Russia mocks British outreach to Trump and EU

U.K. Foreign Secretary Jeremy Hunt’s call for broad European “sanctions against Russia” while traveling in the United States Tuesday drew a derisive response from Moscow.

“Our British counterparts have pretty high self-esteem,” Foreign Minister Sergey Lavrov said, per TASS, a state-run outlet. “The country, which is leaving the EU as part of Brexit, is trying to dictate foreign policy to the EU, and now it turns out that London wants to dictate foreign policy with regard to Russia to Washington as well.”

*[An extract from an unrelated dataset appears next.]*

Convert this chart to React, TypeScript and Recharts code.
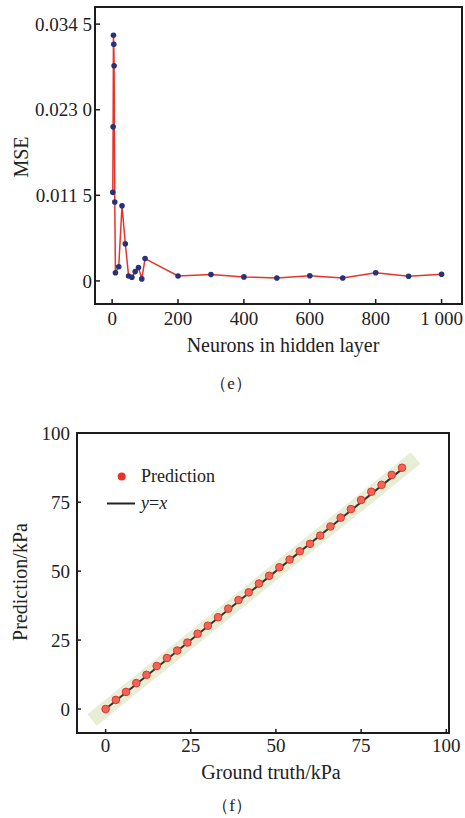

Hunt, making his first trip to the United States since taking over from Boris Johnson as the United Kingdom’s top diplomat, called for a unified Western response to counter Russian aggression. His appeal had a particular focus on Europe, where Russian President Vladimir Putin has been trying to fracture the European Union’s determination to maintain anti-Russia sanctions.

“[T]he United Kingdom asks its allies to go further by calling on the European Union to ensure its sanctions against Russia are comprehensive, and that we truly stand shoulder to shoulder with the U.S.,” Hunt said during an address at the United States Institute of Peace. “That means calling out and responding to transgressions with one voice wherever and whenever they occur, from the streets of Salisbury to the heart of Crimea.”

That call comes on the heels of Putin’s weekend travel to Austria and Germany. He attended the wedding of Austrian Foreign Minister Karin Kneissl, who hails from a political party with ties to Russia. The Kremlin billed that trip as a personal visit, before an official meeting with German Chancellor Angela Merkel, who has a famously frosty relationship with Putin but also leads a country possessed of Europe’s largest economy, including strategically significant business interests with Russia.

“A limp response to Russia’s intervention in Georgia in 2008 can only have made the 2014 annexation of Crimea more likely,” Hunt said. “Not every hostile action constitutes the crossing of a ‘red line’ and we will always need a graduated menu of responses. But the strengthening of our credibility in support of a rules-based international order must become a central goal of foreign policy.”

Lavrov and Hunt traded those jabs on the same day that a top State Department official promised that the Trump administration would impose even more sanctions on Russia if Putin’s aggression persists.

“Putin’s thesis is that the American Constitution is an experiment that will fail if challenged in the right way from within,” Assistant Secretary of State Wess Mitchell told the Senate Foreign Relations Committee. “The most dangerous thing we could do is to politicize the challenge, which in itself would be a gift to Putin.”